What is being asked | Each line that holds the word "chart" should be returned.

— Start —

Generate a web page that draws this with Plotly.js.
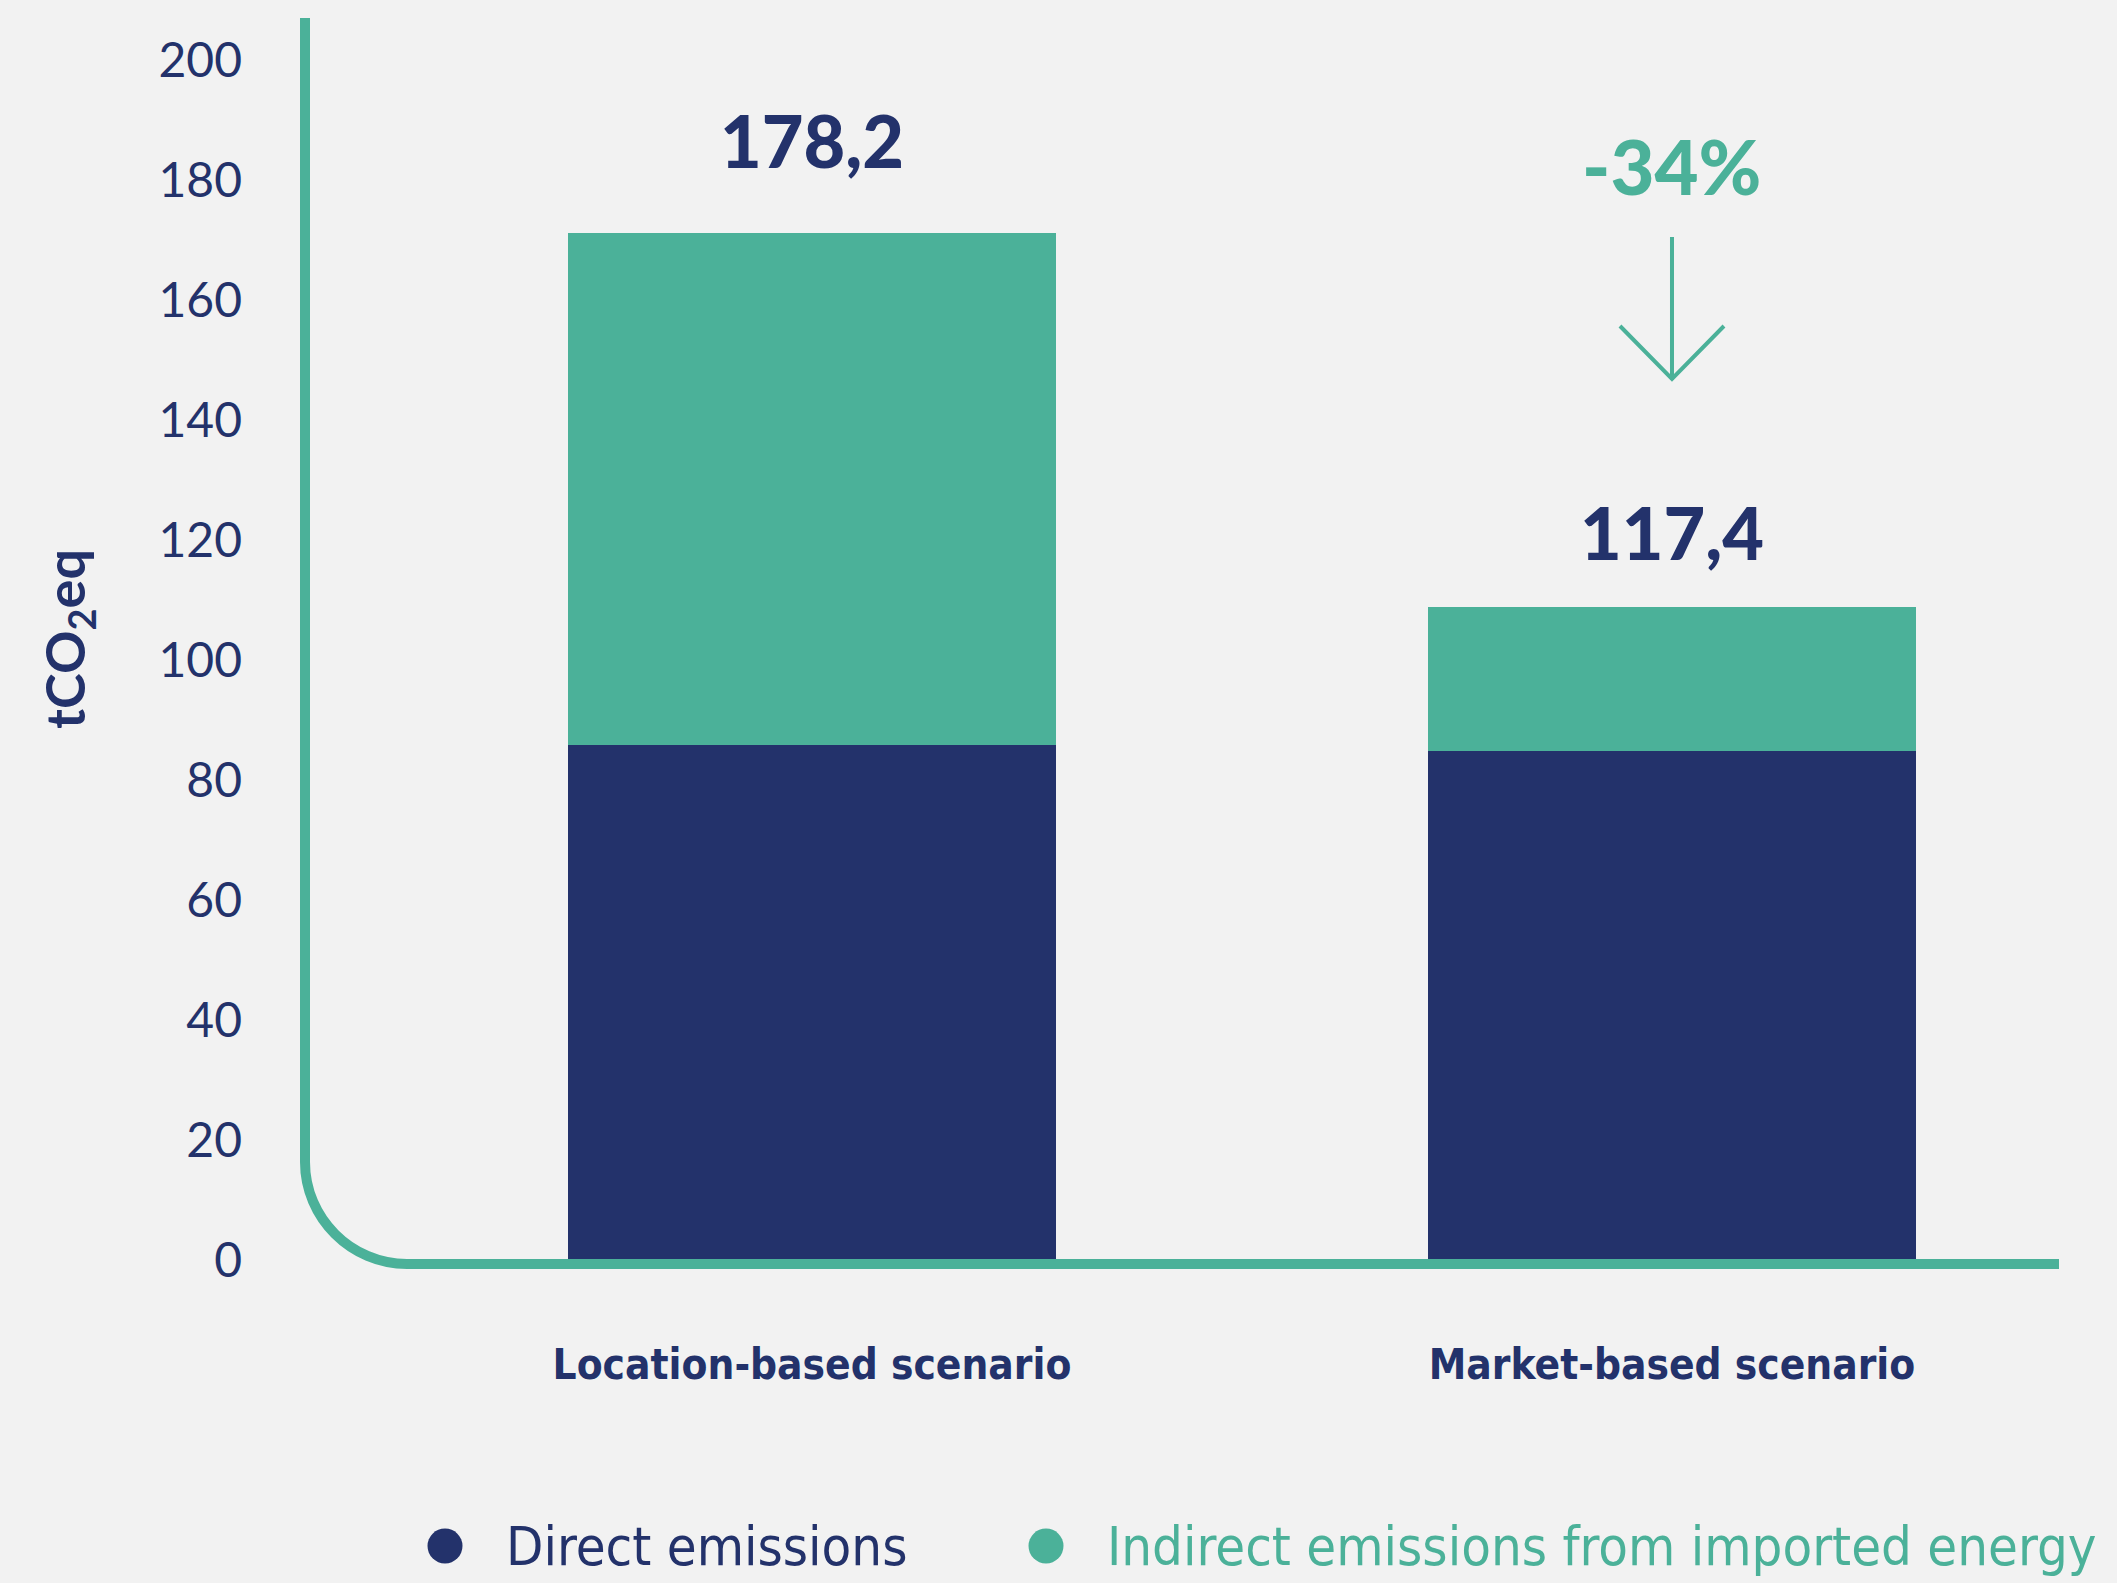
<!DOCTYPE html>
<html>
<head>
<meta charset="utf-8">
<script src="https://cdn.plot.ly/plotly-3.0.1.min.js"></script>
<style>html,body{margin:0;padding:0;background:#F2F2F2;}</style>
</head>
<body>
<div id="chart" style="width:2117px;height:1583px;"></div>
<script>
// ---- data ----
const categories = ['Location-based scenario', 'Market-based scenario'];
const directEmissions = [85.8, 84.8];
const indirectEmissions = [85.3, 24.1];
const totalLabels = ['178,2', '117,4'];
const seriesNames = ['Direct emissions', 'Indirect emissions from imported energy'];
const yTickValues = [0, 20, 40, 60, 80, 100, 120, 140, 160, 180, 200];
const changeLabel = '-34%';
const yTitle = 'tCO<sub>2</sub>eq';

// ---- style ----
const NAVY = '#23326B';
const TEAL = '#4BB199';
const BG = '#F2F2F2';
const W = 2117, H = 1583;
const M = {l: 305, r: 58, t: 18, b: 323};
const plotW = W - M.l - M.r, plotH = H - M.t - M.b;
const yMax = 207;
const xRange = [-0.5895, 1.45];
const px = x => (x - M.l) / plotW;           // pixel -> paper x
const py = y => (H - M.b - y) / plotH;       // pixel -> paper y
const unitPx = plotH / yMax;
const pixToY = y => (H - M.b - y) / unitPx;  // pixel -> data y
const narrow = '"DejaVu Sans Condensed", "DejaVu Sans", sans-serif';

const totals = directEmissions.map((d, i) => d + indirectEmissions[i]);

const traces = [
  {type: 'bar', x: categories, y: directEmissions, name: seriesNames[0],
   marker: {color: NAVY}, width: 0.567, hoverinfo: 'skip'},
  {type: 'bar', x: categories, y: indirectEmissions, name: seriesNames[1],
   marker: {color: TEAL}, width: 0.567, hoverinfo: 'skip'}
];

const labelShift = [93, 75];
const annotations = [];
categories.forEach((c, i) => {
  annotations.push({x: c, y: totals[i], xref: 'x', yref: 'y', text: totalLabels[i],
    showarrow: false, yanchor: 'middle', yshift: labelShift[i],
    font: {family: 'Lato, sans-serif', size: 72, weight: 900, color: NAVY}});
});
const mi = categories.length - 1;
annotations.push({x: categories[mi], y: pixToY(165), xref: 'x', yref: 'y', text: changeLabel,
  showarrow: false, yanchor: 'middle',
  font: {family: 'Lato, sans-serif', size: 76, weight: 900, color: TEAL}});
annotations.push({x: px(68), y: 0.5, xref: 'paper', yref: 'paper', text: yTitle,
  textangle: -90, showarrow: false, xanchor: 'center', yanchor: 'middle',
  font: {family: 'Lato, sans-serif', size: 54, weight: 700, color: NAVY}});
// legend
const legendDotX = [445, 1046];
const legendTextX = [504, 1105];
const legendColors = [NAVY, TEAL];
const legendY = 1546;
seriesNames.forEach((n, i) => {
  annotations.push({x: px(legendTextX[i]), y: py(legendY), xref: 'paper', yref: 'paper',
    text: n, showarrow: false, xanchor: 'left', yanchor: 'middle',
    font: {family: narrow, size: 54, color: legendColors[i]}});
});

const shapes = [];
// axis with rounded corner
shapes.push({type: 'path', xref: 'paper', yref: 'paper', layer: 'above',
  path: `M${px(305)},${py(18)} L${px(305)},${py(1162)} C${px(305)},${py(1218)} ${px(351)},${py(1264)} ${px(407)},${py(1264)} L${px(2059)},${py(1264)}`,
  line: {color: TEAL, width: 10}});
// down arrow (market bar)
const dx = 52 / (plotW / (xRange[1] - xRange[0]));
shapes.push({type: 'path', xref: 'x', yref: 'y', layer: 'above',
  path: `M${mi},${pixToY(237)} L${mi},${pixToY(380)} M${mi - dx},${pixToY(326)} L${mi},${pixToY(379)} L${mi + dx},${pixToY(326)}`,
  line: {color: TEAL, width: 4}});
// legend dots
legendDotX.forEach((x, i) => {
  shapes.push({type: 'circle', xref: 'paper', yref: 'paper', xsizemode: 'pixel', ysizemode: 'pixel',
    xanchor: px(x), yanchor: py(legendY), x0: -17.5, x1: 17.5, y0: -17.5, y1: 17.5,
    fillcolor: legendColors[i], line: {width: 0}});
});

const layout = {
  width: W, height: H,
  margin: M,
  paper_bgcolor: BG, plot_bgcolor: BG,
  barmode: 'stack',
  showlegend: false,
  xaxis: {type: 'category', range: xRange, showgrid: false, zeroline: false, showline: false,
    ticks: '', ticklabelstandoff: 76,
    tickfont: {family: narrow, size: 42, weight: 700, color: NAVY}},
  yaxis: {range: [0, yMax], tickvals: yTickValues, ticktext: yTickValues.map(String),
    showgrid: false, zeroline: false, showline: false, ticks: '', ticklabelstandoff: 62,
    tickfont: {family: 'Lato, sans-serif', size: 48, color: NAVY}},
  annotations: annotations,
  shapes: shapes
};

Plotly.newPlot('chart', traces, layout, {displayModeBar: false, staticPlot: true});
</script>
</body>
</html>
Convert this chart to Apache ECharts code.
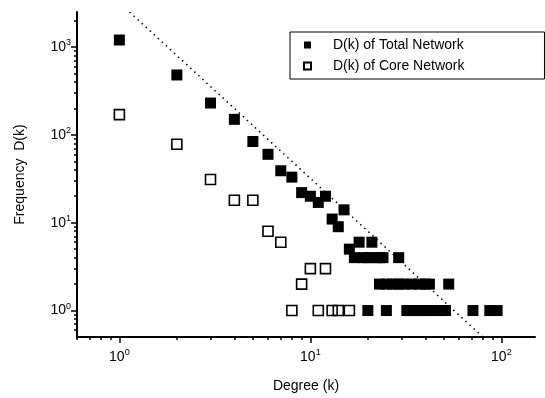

— End —

Task result |
<div id="chart" style="width:2117px;height:1583px;"></div>
Plotly.newPlot('chart', traces, layout, {displayModeBar: false, staticPlot: true});
Convert this chart to Apache ECharts code.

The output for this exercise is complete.